**Aim of the task:** Return the listing below verbatim. Pictures do not belong in the copy.

**Provided material:**

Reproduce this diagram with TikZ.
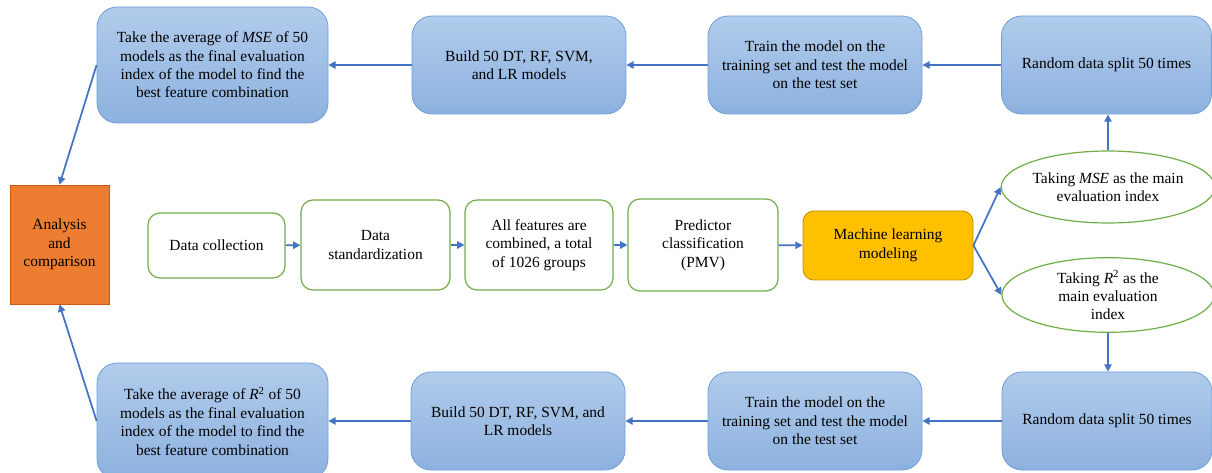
\documentclass[tikz,border=0pt]{standalone}
\usepackage{fontspec}
\setmainfont{Liberation Serif}
\usetikzlibrary{shapes.geometric,arrows.meta}
\definecolor{arr}{HTML}{4472C4}
\definecolor{bluetop}{HTML}{B1CCEB}
\definecolor{bluebot}{HTML}{8DB1DF}
\definecolor{blueedge}{HTML}{6E9FD9}
\definecolor{grn}{HTML}{70AD47}
\definecolor{orng}{HTML}{ED7D31}
\definecolor{orngedge}{HTML}{C55A11}
\definecolor{yel}{HTML}{FFC000}
\definecolor{yeledge}{HTML}{BF9000}
\tikzset{
  txt/.style={align=center, font=\fontsize{11.6}{13.8}\selectfont, inner sep=2pt},
  bluebox/.style={txt, rectangle, rounded corners=15pt, draw=blueedge, line width=0.6pt,
    top color=bluetop, bottom color=bluebot, minimum width=160.5pt, minimum height=73.5pt},
  greenbox/.style={txt, rectangle, rounded corners=9pt, draw=grn, line width=0.9pt, fill=white},
  greenell/.style={txt, ellipse, draw=grn, line width=0.9pt, fill=white, minimum width=159pt, inner sep=0pt},
  conn/.style={draw=arr, line width=1.3pt, -{Triangle[length=5.5pt,width=5.5pt]}},
}
\begin{document}
\begin{tikzpicture}[x=0.75pt,y=-0.75pt]
\useasboundingbox (0,0) rectangle (1212,473);
\clip (0,0) rectangle (1212,473);
% top row
\node[bluebox, minimum width=173.25pt, minimum height=87pt] (tl) at (212.5,65)
  {Take the average of \textit{MSE} of 50\\models as the final evaluation\\index of the model to find the\\best feature combination};
\node[bluebox] (bt) at (519,65) {Build 50 DT, RF, SVM,\\and LR models};
\node[bluebox] (tt) at (815,65) {Train the model on the\\training set and test the model\\on the test set};
\node[bluebox, minimum width=157.5pt] (rt) at (1106.5,65) {Random data split 50 times};
% middle row
\node[txt, rectangle, draw=orngedge, line width=0.6pt, fill=orng, minimum width=74.25pt, minimum height=89.25pt] (or) at (59.5,244.5)
  {Analysis\\and\\comparison};
\node[greenbox, minimum width=102.75pt, minimum height=48.75pt] (dc) at (216.5,245.5) {Data collection};
\node[greenbox, minimum width=111.75pt, minimum height=67.5pt] (ds) at (375.5,245) {Data\\standardization};
\node[greenbox, minimum width=111pt, minimum height=67.5pt] (af) at (539,245) {All features are\\combined, a total\\of 1026 groups};
\node[greenbox, minimum width=112.5pt, minimum height=69pt] (pc) at (703,245) {Predictor\\classification\\(PMV)};
\node[txt, rectangle, rounded corners=8pt, draw=yeledge, line width=0.6pt, fill=yel, minimum width=127.5pt, minimum height=51.75pt] (ml) at (888,245.5)
  {Machine learning\\modeling};
\node[greenell, minimum height=54pt] (mse) at (1108,187) {Taking \textit{MSE} as the main\\evaluation index};
\node[greenell, minimum height=56pt] (r2) at (1108,295) {Taking \textit{R}\textsuperscript{2} as the\\main evaluation\\index};
% bottom row
\node[bluebox, minimum width=157.5pt] (rb) at (1107,421) {Random data split 50 times};
\node[bluebox] (trb) at (815,421) {Train the model on the\\training set and test the model\\on the test set};
\node[bluebox] (bb) at (518,421) {Build 50 DT, RF, SVM, and\\LR models};
\node[bluebox, minimum width=173.25pt, minimum height=87pt] (bl) at (212.5,421)
  {Take the average of \textit{R}\textsuperscript{2} of 50\\models as the final evaluation\\index of the model to find the\\best feature combination};
% connectors
\draw[conn] (rt) -- (tt);
\draw[conn] (tt) -- (bt);
\draw[conn] (bt) -- (tl);
\draw[conn] (tl.west) -- (or.north);
\draw[conn] (dc) -- (ds);
\draw[conn] (ds) -- (af);
\draw[conn] (af) -- (pc);
\draw[conn] (pc) -- (ml);
\draw[conn] (ml.east) -- (mse.west);
\draw[conn] (ml.east) -- (r2.west);
\draw[conn] (mse.north) -- (rt.south -| mse.north);
\draw[conn] (r2.south) -- (rb.north -| r2.south);
\draw[conn] (rb) -- (trb);
\draw[conn] (trb) -- (bb);
\draw[conn] (bb) -- (bl);
\draw[conn] (bl.west) -- (or.south);
\end{tikzpicture}
\end{document}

**Task result:**
Reproduce this diagram with TikZ.
\documentclass[tikz,border=0pt]{standalone}
\usepackage{fontspec}
\setmainfont{Liberation Serif}
\usetikzlibrary{shapes.geometric,arrows.meta}
\definecolor{arr}{HTML}{4472C4}
\definecolor{bluetop}{HTML}{B1CCEB}
\definecolor{bluebot}{HTML}{8DB1DF}
\definecolor{blueedge}{HTML}{6E9FD9}
\definecolor{grn}{HTML}{70AD47}
\definecolor{orng}{HTML}{ED7D31}
\definecolor{orngedge}{HTML}{C55A11}
\definecolor{yel}{HTML}{FFC000}
\definecolor{yeledge}{HTML}{BF9000}
\tikzset{
  txt/.style={align=center, font=\fontsize{11.6}{13.8}\selectfont, inner sep=2pt},
  bluebox/.style={txt, rectangle, rounded corners=15pt, draw=blueedge, line width=0.6pt,
    top color=bluetop, bottom color=bluebot, minimum width=160.5pt, minimum height=73.5pt},
  greenbox/.style={txt, rectangle, rounded corners=9pt, draw=grn, line width=0.9pt, fill=white},
  greenell/.style={txt, ellipse, draw=grn, line width=0.9pt, fill=white, minimum width=159pt, inner sep=0pt},
  conn/.style={draw=arr, line width=1.3pt, -{Triangle[length=5.5pt,width=5.5pt]}},
}
\begin{document}
\begin{tikzpicture}[x=0.75pt,y=-0.75pt]
\useasboundingbox (0,0) rectangle (1212,473);
\clip (0,0) rectangle (1212,473);
% top row
\node[bluebox, minimum width=173.25pt, minimum height=87pt] (tl) at (212.5,65)
  {Take the average of \textit{MSE} of 50\\models as the final evaluation\\index of the model to find the\\best feature combination};
\node[bluebox] (bt) at (519,65) {Build 50 DT, RF, SVM,\\and LR models};
\node[bluebox] (tt) at (815,65) {Train the model on the\\training set and test the model\\on the test set};
\node[bluebox, minimum width=157.5pt] (rt) at (1106.5,65) {Random data split 50 times};
% middle row
\node[txt, rectangle, draw=orngedge, line width=0.6pt, fill=orng, minimum width=74.25pt, minimum height=89.25pt] (or) at (59.5,244.5)
  {Analysis\\and\\comparison};
\node[greenbox, minimum width=102.75pt, minimum height=48.75pt] (dc) at (216.5,245.5) {Data collection};
\node[greenbox, minimum width=111.75pt, minimum height=67.5pt] (ds) at (375.5,245) {Data\\standardization};
\node[greenbox, minimum width=111pt, minimum height=67.5pt] (af) at (539,245) {All features are\\combined, a total\\of 1026 groups};
\node[greenbox, minimum width=112.5pt, minimum height=69pt] (pc) at (703,245) {Predictor\\classification\\(PMV)};
\node[txt, rectangle, rounded corners=8pt, draw=yeledge, line width=0.6pt, fill=yel, minimum width=127.5pt, minimum height=51.75pt] (ml) at (888,245.5)
  {Machine learning\\modeling};
\node[greenell, minimum height=54pt] (mse) at (1108,187) {Taking \textit{MSE} as the main\\evaluation index};
\node[greenell, minimum height=56pt] (r2) at (1108,295) {Taking \textit{R}\textsuperscript{2} as the\\main evaluation\\index};
% bottom row
\node[bluebox, minimum width=157.5pt] (rb) at (1107,421) {Random data split 50 times};
\node[bluebox] (trb) at (815,421) {Train the model on the\\training set and test the model\\on the test set};
\node[bluebox] (bb) at (518,421) {Build 50 DT, RF, SVM, and\\LR models};
\node[bluebox, minimum width=173.25pt, minimum height=87pt] (bl) at (212.5,421)
  {Take the average of \textit{R}\textsuperscript{2} of 50\\models as the final evaluation\\index of the model to find the\\best feature combination};
% connectors
\draw[conn] (rt) -- (tt);
\draw[conn] (tt) -- (bt);
\draw[conn] (bt) -- (tl);
\draw[conn] (tl.west) -- (or.north);
\draw[conn] (dc) -- (ds);
\draw[conn] (ds) -- (af);
\draw[conn] (af) -- (pc);
\draw[conn] (pc) -- (ml);
\draw[conn] (ml.east) -- (mse.west);
\draw[conn] (ml.east) -- (r2.west);
\draw[conn] (mse.north) -- (rt.south -| mse.north);
\draw[conn] (r2.south) -- (rb.north -| r2.south);
\draw[conn] (rb) -- (trb);
\draw[conn] (trb) -- (bb);
\draw[conn] (bb) -- (bl);
\draw[conn] (bl.west) -- (or.south);
\end{tikzpicture}
\end{document}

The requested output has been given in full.